Pembukuan yang dimaksud disini adalah sekurang-kurangnya terdiri dari catatan mengenai harta, kewajiban, modal, penghasilan dan biaya, serta penjualan dan pembelian sehingga dapat dihitung besarnya pajak yang terutang. Selain itu harus taat azas dengan stelsel akrual atau stelsel kas.

Pencatatan sesuai UU KUP pasal 28 ayat 9 terdiri atas data yang dikumpulkan secara teratur tentang peredaran atau penerimaan bruto dan/atau penghasilan bruto sebagai dasar untuk menghitung jumlah pajak yang terutang, termasuk penghasilan yang bukan obyek pajak dan/atau dikenai pajak yang bersifat final. Sama dengan pembukuan, pencatatan ini juga diselenggarakan di Indonesia dengan menggunakan huruf latin, angka arab, satuan mata uang rupiah, dan disusun dalam bahasa Indonesia.

Pencatatan dalam satu tahun harus diselenggarakan secara kronologis dan mencakup jua mengenai pencatatan harta dan kewajiban.

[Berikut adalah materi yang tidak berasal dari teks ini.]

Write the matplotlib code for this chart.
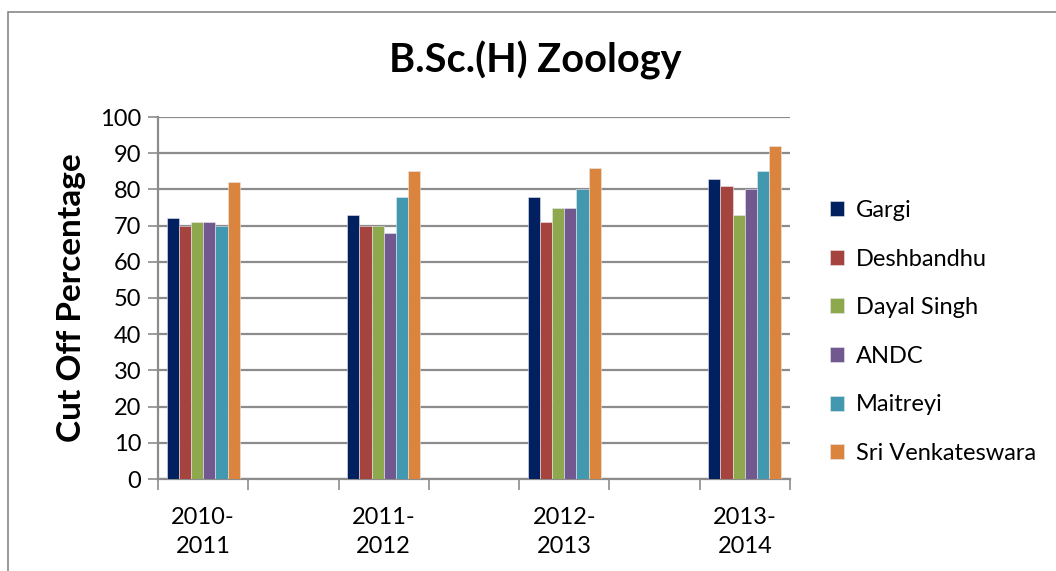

Apabila wajib pajak mempunyai lebih dari satu jenis usaha dan/atau tempat usaha maka pencatatan harus dapat menggambarkan secara jelas untuk masing-masing jenis usaha dan/atau tempat usaha yang bersangkutan.

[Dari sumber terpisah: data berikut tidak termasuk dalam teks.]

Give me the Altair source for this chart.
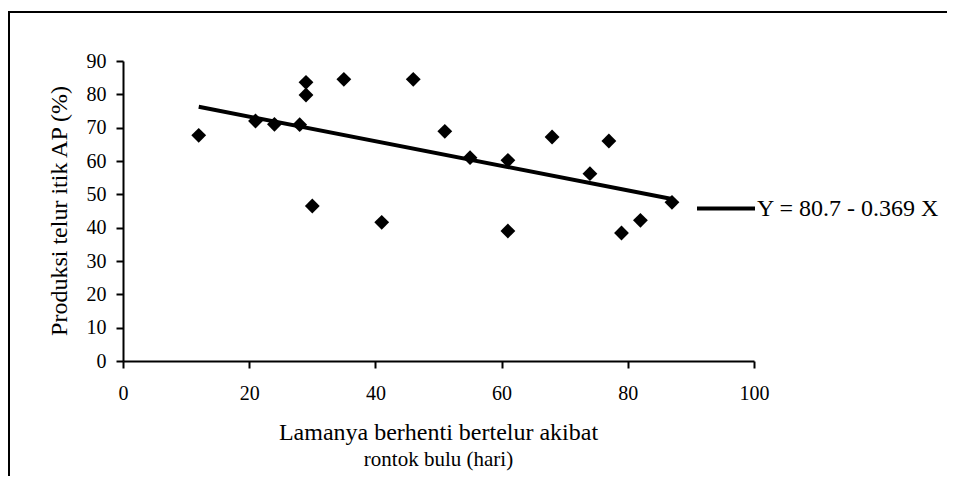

Pembukuan dan pencatatan ini harus diselenggarakan dengan memperhatikan itikad baik dan mencerminkan keadaan yang sebenarnya, serta buku, catatan, dan dokumen yang menjadi dasar pembukuan atau pencatatan yang dikelola secara elektronik ataupun menggunakan program aplikasi on-line wajib disimpan selama 10 tahun di Indonesia.

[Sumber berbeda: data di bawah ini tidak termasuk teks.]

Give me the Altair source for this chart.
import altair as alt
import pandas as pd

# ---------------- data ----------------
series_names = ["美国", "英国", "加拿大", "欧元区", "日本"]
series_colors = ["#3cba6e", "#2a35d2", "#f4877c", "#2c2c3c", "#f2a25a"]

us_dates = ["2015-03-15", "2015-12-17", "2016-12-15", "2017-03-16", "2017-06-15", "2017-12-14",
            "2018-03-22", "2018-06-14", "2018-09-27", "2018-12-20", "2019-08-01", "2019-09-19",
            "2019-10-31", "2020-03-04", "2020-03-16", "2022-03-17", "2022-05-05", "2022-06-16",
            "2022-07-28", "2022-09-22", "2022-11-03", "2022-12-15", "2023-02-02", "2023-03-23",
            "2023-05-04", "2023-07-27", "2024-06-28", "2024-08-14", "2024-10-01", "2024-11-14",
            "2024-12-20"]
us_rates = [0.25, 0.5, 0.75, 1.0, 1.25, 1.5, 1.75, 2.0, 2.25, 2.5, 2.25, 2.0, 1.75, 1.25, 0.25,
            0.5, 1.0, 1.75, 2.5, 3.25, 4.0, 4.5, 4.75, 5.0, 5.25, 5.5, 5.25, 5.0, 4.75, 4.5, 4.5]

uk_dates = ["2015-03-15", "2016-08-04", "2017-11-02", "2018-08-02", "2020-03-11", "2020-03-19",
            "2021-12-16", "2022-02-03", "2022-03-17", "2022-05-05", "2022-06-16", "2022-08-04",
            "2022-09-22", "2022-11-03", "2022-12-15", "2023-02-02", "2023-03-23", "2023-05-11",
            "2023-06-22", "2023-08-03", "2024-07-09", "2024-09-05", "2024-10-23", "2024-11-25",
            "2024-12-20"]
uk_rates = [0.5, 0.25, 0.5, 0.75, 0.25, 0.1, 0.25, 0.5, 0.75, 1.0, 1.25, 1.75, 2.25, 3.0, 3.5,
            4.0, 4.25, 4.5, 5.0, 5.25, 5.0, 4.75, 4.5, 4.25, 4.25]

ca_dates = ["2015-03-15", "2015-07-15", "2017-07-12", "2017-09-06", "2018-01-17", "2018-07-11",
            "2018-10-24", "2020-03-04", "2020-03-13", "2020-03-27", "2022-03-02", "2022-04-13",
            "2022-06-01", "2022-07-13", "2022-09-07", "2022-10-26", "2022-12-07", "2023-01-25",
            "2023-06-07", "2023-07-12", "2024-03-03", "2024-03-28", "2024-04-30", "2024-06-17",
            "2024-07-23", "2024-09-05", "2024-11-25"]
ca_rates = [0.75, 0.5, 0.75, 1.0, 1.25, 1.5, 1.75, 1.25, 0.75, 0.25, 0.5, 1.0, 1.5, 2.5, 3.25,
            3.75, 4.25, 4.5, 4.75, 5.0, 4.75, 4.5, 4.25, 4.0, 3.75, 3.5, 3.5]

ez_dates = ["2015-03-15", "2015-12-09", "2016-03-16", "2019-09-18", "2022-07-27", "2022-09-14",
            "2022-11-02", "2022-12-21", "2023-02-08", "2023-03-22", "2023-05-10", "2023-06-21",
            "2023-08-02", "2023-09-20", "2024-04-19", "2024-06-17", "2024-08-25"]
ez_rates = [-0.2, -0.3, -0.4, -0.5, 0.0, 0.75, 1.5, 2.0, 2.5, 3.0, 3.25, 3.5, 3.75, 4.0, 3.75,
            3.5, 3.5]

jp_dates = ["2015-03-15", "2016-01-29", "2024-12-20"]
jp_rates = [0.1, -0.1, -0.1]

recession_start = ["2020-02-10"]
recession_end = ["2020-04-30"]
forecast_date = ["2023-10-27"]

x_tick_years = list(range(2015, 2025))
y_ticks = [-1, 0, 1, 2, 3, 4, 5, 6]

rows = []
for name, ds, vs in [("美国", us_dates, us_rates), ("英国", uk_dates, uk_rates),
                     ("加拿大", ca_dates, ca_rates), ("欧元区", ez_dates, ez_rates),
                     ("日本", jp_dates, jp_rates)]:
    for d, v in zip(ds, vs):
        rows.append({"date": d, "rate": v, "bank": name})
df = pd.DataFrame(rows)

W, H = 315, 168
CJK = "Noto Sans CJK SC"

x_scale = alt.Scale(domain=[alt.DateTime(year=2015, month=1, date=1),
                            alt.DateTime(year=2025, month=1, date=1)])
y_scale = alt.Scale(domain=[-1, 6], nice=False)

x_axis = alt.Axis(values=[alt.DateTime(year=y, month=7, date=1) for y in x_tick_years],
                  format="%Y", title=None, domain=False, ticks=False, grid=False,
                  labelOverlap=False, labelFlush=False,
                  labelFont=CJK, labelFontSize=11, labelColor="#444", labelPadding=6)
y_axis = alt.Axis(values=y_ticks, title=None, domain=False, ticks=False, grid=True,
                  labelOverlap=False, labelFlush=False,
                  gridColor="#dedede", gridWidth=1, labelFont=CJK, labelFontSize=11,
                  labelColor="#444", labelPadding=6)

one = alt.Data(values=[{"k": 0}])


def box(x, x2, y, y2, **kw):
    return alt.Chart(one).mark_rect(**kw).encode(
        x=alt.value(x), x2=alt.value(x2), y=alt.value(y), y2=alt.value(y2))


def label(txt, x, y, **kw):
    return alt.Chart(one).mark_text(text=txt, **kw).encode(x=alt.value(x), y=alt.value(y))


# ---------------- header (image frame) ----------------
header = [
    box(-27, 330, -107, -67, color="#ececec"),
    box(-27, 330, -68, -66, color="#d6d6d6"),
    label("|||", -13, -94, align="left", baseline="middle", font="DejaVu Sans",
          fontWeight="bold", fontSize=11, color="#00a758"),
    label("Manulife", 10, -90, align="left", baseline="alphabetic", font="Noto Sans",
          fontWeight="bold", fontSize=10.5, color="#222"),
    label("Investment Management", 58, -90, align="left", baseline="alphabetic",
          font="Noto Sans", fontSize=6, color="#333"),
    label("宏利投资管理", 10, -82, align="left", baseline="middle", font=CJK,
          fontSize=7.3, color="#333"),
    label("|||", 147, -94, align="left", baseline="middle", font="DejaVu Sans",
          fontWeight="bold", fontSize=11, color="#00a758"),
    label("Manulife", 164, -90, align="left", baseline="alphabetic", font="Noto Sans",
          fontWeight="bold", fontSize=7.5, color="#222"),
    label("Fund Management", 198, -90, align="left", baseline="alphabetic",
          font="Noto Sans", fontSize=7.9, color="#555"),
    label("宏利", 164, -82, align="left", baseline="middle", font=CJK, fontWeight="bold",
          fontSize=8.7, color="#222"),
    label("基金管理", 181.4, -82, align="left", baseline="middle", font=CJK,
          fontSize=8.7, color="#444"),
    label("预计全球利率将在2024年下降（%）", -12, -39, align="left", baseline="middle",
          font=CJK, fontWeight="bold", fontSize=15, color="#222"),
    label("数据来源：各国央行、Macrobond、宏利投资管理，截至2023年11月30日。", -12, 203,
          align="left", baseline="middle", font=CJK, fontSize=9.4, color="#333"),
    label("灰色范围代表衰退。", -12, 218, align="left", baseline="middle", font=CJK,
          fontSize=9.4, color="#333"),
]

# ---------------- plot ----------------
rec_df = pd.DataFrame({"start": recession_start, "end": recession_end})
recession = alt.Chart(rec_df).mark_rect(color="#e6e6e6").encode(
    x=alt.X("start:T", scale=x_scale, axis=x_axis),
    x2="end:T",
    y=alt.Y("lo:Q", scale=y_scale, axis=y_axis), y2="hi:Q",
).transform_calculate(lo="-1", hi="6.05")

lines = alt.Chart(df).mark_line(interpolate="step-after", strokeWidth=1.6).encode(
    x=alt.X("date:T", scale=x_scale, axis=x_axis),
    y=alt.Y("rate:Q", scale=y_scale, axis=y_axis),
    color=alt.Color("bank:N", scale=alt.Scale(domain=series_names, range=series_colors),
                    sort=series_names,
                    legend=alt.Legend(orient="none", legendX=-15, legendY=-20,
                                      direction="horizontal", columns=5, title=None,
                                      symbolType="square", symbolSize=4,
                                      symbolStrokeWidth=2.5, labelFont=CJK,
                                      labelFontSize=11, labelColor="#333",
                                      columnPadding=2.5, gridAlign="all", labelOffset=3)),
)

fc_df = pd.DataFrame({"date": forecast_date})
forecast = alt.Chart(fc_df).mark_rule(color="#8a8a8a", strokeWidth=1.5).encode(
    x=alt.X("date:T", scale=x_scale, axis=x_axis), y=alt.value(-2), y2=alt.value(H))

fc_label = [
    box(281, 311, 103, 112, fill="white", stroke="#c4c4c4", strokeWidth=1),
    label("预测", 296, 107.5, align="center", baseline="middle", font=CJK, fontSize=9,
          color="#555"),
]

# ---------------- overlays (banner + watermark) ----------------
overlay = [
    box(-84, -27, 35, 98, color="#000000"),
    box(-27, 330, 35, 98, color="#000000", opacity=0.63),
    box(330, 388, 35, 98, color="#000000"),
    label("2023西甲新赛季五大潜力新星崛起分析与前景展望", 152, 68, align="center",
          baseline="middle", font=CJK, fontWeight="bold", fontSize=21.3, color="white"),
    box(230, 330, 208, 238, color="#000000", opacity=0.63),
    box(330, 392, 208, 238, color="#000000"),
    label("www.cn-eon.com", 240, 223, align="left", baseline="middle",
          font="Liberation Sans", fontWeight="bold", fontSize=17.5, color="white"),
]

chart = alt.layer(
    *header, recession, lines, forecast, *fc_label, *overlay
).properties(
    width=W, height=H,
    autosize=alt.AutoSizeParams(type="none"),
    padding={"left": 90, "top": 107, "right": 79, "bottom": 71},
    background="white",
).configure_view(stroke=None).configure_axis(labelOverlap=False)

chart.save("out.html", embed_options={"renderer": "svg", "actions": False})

Setelah mengetahui perbedaan antara pembukuan dan pencatatan ini, wajib pajak dapat melakukan yang sesuai dengan keadaan masing-masing wajib pajak. Hal ini juga dapat membantu wajib pajak untuk taat dan patuh perpajakan sehingga apabila terjadi pemeriksaan ataupun penelitian, wajib pajak dapat lebih siap dan tenang dalam menghadapinya.